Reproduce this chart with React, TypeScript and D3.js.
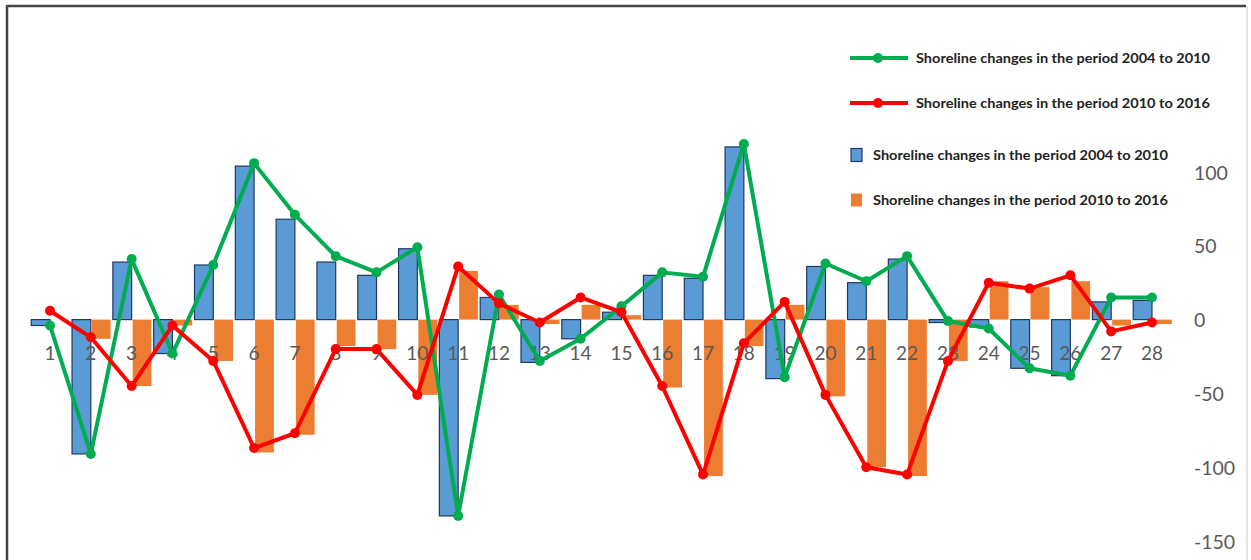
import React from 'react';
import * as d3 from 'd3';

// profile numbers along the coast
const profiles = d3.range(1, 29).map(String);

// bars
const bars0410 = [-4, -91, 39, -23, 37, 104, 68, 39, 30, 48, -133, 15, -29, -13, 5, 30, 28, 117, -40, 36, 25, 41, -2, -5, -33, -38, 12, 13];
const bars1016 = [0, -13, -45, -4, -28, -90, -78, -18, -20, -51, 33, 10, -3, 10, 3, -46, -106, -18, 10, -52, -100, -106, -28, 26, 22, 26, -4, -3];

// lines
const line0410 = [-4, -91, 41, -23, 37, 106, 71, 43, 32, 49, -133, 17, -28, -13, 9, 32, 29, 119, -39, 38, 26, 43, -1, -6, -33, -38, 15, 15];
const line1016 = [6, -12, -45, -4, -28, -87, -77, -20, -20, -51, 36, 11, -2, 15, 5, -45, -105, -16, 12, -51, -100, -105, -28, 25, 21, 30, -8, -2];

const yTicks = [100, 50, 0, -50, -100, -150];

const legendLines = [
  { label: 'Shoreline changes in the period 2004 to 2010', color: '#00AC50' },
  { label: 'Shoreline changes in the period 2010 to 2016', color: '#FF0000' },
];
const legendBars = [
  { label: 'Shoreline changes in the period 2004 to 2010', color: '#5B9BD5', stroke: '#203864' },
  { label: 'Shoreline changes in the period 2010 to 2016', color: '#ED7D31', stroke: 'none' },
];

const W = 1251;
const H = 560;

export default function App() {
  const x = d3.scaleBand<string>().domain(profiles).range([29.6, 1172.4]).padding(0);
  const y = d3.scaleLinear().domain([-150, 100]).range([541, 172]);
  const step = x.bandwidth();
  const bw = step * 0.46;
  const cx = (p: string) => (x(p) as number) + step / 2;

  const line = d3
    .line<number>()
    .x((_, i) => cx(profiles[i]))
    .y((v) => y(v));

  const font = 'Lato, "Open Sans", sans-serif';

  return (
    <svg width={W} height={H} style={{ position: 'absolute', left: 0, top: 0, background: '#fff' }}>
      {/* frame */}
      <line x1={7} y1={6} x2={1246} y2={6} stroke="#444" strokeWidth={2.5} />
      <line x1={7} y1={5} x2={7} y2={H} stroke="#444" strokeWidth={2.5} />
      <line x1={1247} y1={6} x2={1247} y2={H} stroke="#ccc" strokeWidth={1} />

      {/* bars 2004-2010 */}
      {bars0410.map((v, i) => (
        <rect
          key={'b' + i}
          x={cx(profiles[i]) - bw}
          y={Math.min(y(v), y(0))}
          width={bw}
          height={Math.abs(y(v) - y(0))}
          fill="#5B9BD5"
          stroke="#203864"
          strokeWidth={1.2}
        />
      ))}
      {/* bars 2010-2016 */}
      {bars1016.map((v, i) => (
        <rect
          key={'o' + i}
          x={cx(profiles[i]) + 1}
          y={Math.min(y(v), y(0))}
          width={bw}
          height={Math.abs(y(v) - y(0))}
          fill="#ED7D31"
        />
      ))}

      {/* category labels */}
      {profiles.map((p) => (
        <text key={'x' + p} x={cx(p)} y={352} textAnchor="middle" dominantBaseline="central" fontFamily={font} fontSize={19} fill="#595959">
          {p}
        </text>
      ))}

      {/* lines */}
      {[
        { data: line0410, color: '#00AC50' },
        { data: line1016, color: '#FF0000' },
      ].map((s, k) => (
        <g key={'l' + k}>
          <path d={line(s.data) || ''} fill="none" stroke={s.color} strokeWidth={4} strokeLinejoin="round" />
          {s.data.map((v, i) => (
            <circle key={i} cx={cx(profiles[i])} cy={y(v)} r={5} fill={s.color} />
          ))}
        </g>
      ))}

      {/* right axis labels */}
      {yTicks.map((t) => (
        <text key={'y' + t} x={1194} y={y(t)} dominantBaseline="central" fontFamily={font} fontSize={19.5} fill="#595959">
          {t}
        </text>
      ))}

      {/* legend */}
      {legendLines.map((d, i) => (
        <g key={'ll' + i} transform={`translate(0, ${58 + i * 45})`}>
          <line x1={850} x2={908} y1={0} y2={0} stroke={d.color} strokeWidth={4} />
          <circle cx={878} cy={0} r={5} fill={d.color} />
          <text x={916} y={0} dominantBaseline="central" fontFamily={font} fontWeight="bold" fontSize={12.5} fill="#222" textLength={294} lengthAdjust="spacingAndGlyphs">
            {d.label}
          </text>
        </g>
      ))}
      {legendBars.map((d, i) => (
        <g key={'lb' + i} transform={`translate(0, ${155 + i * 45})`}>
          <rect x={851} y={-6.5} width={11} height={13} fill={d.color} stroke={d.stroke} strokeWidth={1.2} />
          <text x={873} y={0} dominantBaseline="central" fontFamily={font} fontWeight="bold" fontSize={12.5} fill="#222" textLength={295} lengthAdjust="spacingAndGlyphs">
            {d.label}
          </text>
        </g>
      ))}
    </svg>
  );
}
* * * *
▶ Problem statement:
Reproduce all of the material exactly, apart from the pictures.

▶ Task result:
Reproduce this chart with React, TypeScript and D3.js.
import React from 'react';
import * as d3 from 'd3';

// profile numbers along the coast
const profiles = d3.range(1, 29).map(String);

// bars
const bars0410 = [-4, -91, 39, -23, 37, 104, 68, 39, 30, 48, -133, 15, -29, -13, 5, 30, 28, 117, -40, 36, 25, 41, -2, -5, -33, -38, 12, 13];
const bars1016 = [0, -13, -45, -4, -28, -90, -78, -18, -20, -51, 33, 10, -3, 10, 3, -46, -106, -18, 10, -52, -100, -106, -28, 26, 22, 26, -4, -3];

// lines
const line0410 = [-4, -91, 41, -23, 37, 106, 71, 43, 32, 49, -133, 17, -28, -13, 9, 32, 29, 119, -39, 38, 26, 43, -1, -6, -33, -38, 15, 15];
const line1016 = [6, -12, -45, -4, -28, -87, -77, -20, -20, -51, 36, 11, -2, 15, 5, -45, -105, -16, 12, -51, -100, -105, -28, 25, 21, 30, -8, -2];

const yTicks = [100, 50, 0, -50, -100, -150];

const legendLines = [
  { label: 'Shoreline changes in the period 2004 to 2010', color: '#00AC50' },
  { label: 'Shoreline changes in the period 2010 to 2016', color: '#FF0000' },
];
const legendBars = [
  { label: 'Shoreline changes in the period 2004 to 2010', color: '#5B9BD5', stroke: '#203864' },
  { label: 'Shoreline changes in the period 2010 to 2016', color: '#ED7D31', stroke: 'none' },
];

const W = 1251;
const H = 560;

export default function App() {
  const x = d3.scaleBand<string>().domain(profiles).range([29.6, 1172.4]).padding(0);
  const y = d3.scaleLinear().domain([-150, 100]).range([541, 172]);
  const step = x.bandwidth();
  const bw = step * 0.46;
  const cx = (p: string) => (x(p) as number) + step / 2;

  const line = d3
    .line<number>()
    .x((_, i) => cx(profiles[i]))
    .y((v) => y(v));

  const font = 'Lato, "Open Sans", sans-serif';

  return (
    <svg width={W} height={H} style={{ position: 'absolute', left: 0, top: 0, background: '#fff' }}>
      {/* frame */}
      <line x1={7} y1={6} x2={1246} y2={6} stroke="#444" strokeWidth={2.5} />
      <line x1={7} y1={5} x2={7} y2={H} stroke="#444" strokeWidth={2.5} />
      <line x1={1247} y1={6} x2={1247} y2={H} stroke="#ccc" strokeWidth={1} />

      {/* bars 2004-2010 */}
      {bars0410.map((v, i) => (
        <rect
          key={'b' + i}
          x={cx(profiles[i]) - bw}
          y={Math.min(y(v), y(0))}
          width={bw}
          height={Math.abs(y(v) - y(0))}
          fill="#5B9BD5"
          stroke="#203864"
          strokeWidth={1.2}
        />
      ))}
      {/* bars 2010-2016 */}
      {bars1016.map((v, i) => (
        <rect
          key={'o' + i}
          x={cx(profiles[i]) + 1}
          y={Math.min(y(v), y(0))}
          width={bw}
          height={Math.abs(y(v) - y(0))}
          fill="#ED7D31"
        />
      ))}

      {/* category labels */}
      {profiles.map((p) => (
        <text key={'x' + p} x={cx(p)} y={352} textAnchor="middle" dominantBaseline="central" fontFamily={font} fontSize={19} fill="#595959">
          {p}
        </text>
      ))}

      {/* lines */}
      {[
        { data: line0410, color: '#00AC50' },
        { data: line1016, color: '#FF0000' },
      ].map((s, k) => (
        <g key={'l' + k}>
          <path d={line(s.data) || ''} fill="none" stroke={s.color} strokeWidth={4} strokeLinejoin="round" />
          {s.data.map((v, i) => (
            <circle key={i} cx={cx(profiles[i])} cy={y(v)} r={5} fill={s.color} />
          ))}
        </g>
      ))}

      {/* right axis labels */}
      {yTicks.map((t) => (
        <text key={'y' + t} x={1194} y={y(t)} dominantBaseline="central" fontFamily={font} fontSize={19.5} fill="#595959">
          {t}
        </text>
      ))}

      {/* legend */}
      {legendLines.map((d, i) => (
        <g key={'ll' + i} transform={`translate(0, ${58 + i * 45})`}>
          <line x1={850} x2={908} y1={0} y2={0} stroke={d.color} strokeWidth={4} />
          <circle cx={878} cy={0} r={5} fill={d.color} />
          <text x={916} y={0} dominantBaseline="central" fontFamily={font} fontWeight="bold" fontSize={12.5} fill="#222" textLength={294} lengthAdjust="spacingAndGlyphs">
            {d.label}
          </text>
        </g>
      ))}
      {legendBars.map((d, i) => (
        <g key={'lb' + i} transform={`translate(0, ${155 + i * 45})`}>
          <rect x={851} y={-6.5} width={11} height={13} fill={d.color} stroke={d.stroke} strokeWidth={1.2} />
          <text x={873} y={0} dominantBaseline="central" fontFamily={font} fontWeight="bold" fontSize={12.5} fill="#222" textLength={295} lengthAdjust="spacingAndGlyphs">
            {d.label}
          </text>
        </g>
      ))}
    </svg>
  );
}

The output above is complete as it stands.